Beussink v. Woodland R-IV School district, 30 F. Supp. 2d 1175 (E.D. Mo. 1998), was the first case in United States law to rule on the right of students to speak off-campus in an online forum, and as result of this case, it is often cited in other off-campus online speech cases. It was decided in the United States District Court for the Eastern District of Missouri, Southeastern Division.

==Facts==
The complainant was Brandon Beussink, "by and through his parent and next friend," Nadean Beussink, a junior at Woodland High School in Marble Hill, Missouri. In early February 1998, Beussink created a personal website on the Internet, Beussink's own personal computer and no school facilities or resources. There he made non-defamatory but highly critical remarks of administrators and their actions at Woodland High School, using vulgar language "to convey his opinion regarding the teachers, the principal and the school's own homepage."

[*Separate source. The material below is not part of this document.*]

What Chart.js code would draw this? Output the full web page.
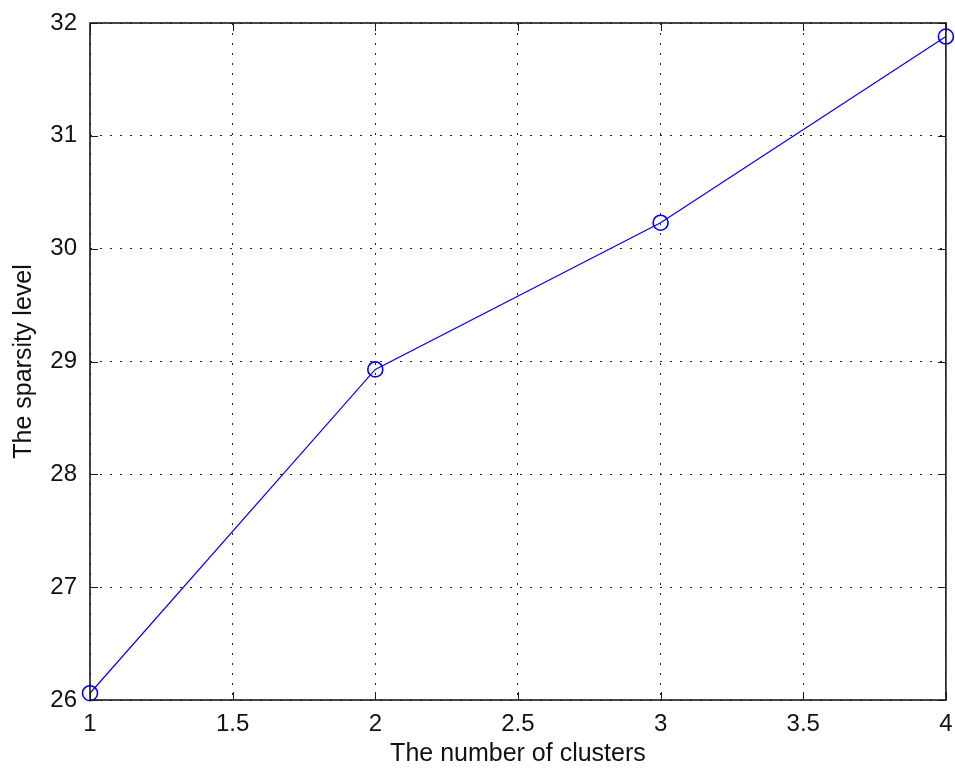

A student who had accessed the site during school hours, with the intention of getting Beussink in trouble, showed it to a member of Woodland's faculty. The criticism upset the teacher, and consequently, the principal of the school was informed. During fourth period on the day the principal was informed, Brandon received a five-day suspension, citing the 'offensive nature' of Beussink's site as the rationale. During seventh period of the same day, Buessink's suspension was increased from 5 to 10 days. Because of the school's unauthorized absence policy, and in conjunction with Beussink's previous 8.5 days of unexcused absences, his 10-day suspension resulted in his grades being dropped by 8.5 grade levels.

== Decision ==
Beussink sued the school district in U.S. District Court, which ruled in his favor.

The presiding judge, Rodney W. Sippel, ruled that the suspension was an illegal violation of Beussink's rights under the First Amendment. Under the Supreme Court's ruling in Tinker v. Des Moines Independent Community School District, student speech is protected unless it causes a "substantial disruption" to the institution's mission of educating students, a rule known as the Tinker Test. Sippel wrote that school officials did not demonstrate that the punishment was in response to a "substantial disruption," nor did they show that the suspension "was caused by something more than a mere desire to avoid the discomfort and unpleasantness that always accompany an unpopular viewpoint." In determining whether to issue injunctive relief, the Court followed a four-part test established by the United States Court of Appeals for the Eighth Circuit in the prior case Dataphase Systems, Inc v. C.L. Systems, Inc, and ultimately determined that the remedy was appropriate.

The school was enjoined from using the ten-day suspension in applying its absenteeism policy to Beussink's grades; it was also prohibited from restricting Beussink's use of his home computer to repost his webpage.